Exercise details:
Only the number is needed: how many lines contain the word "diagram"?

Plotting code records
⁂
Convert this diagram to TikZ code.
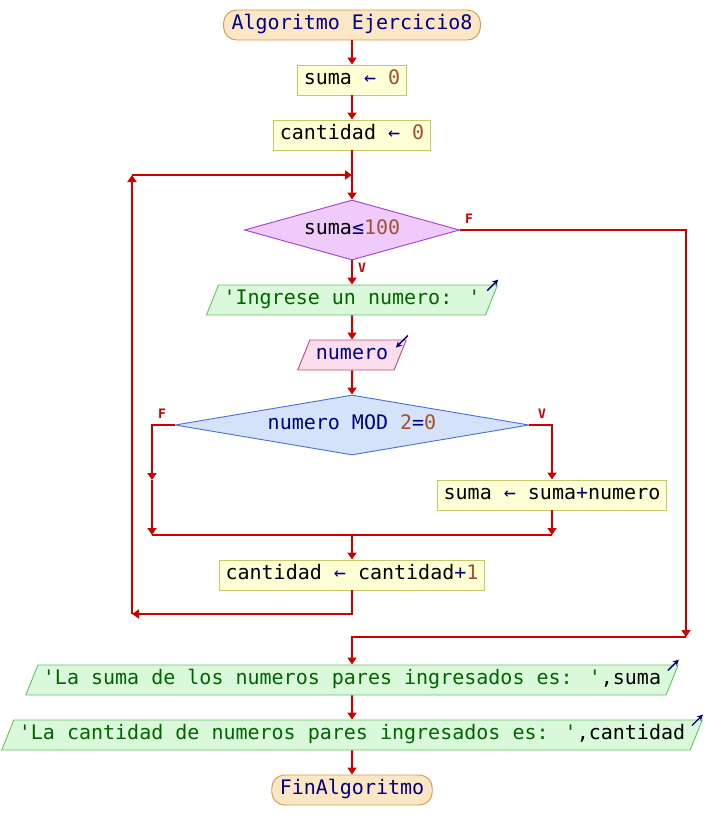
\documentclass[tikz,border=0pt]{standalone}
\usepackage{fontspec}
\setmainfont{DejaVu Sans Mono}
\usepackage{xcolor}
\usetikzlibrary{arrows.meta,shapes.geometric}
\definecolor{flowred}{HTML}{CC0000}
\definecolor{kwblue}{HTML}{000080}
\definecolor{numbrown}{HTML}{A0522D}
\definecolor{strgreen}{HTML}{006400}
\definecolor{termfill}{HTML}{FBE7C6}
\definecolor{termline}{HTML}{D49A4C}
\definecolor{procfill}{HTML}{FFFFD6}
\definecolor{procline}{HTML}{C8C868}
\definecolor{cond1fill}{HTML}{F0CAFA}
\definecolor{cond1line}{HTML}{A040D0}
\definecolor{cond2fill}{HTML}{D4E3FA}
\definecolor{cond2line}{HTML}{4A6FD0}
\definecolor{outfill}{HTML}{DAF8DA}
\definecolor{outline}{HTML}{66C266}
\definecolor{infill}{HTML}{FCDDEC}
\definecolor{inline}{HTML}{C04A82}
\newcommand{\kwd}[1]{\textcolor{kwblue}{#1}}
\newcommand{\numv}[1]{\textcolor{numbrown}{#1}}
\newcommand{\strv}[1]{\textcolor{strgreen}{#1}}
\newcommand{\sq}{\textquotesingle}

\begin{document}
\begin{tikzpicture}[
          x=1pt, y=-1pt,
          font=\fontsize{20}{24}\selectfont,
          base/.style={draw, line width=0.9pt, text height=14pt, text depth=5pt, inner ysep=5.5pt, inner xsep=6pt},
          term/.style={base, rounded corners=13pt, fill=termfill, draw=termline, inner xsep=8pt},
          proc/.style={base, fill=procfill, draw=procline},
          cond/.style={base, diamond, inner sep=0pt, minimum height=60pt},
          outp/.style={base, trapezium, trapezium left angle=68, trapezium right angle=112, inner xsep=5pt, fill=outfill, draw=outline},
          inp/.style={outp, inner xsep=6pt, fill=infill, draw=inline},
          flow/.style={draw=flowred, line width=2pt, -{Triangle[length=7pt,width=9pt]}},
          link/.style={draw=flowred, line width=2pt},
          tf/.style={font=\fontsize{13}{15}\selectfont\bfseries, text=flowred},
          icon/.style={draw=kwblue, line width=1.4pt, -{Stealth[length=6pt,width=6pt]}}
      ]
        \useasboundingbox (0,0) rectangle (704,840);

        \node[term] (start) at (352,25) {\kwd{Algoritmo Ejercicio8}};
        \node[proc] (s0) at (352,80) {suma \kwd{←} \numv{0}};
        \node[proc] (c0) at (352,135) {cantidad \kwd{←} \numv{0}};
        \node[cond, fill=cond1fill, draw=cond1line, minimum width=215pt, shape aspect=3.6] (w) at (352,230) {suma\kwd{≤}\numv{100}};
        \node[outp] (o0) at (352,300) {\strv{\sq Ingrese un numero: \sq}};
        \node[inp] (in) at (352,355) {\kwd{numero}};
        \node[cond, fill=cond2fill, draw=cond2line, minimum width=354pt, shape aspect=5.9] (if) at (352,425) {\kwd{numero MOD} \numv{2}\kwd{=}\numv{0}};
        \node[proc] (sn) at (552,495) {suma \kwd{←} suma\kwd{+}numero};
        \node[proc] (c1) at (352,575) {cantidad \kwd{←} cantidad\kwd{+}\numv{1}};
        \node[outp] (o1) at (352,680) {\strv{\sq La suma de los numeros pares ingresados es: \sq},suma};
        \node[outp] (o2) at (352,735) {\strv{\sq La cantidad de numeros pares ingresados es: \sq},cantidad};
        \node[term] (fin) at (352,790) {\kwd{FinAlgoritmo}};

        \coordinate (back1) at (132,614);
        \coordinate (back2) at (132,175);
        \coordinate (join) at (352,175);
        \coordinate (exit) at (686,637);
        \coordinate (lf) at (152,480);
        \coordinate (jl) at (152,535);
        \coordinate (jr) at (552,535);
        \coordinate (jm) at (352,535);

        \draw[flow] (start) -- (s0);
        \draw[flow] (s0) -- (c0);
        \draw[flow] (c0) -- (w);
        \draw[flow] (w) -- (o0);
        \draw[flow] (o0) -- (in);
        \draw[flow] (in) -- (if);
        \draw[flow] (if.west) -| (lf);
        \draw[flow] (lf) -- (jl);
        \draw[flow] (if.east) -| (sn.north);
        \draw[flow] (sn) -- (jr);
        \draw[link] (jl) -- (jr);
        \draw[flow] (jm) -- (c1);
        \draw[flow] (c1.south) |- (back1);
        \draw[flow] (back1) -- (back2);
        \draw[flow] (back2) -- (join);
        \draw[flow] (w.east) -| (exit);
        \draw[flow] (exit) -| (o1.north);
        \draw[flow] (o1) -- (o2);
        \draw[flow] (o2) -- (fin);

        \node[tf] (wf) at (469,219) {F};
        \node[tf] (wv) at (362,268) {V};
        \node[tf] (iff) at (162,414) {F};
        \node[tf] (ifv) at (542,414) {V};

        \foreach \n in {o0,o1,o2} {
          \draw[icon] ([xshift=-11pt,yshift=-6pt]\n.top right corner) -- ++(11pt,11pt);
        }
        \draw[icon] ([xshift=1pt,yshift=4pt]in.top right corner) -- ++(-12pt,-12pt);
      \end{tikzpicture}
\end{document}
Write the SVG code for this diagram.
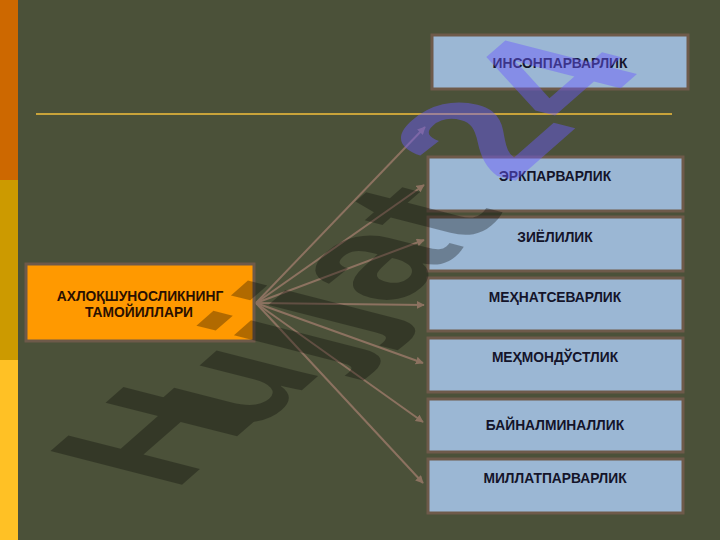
⁂
Response below:
2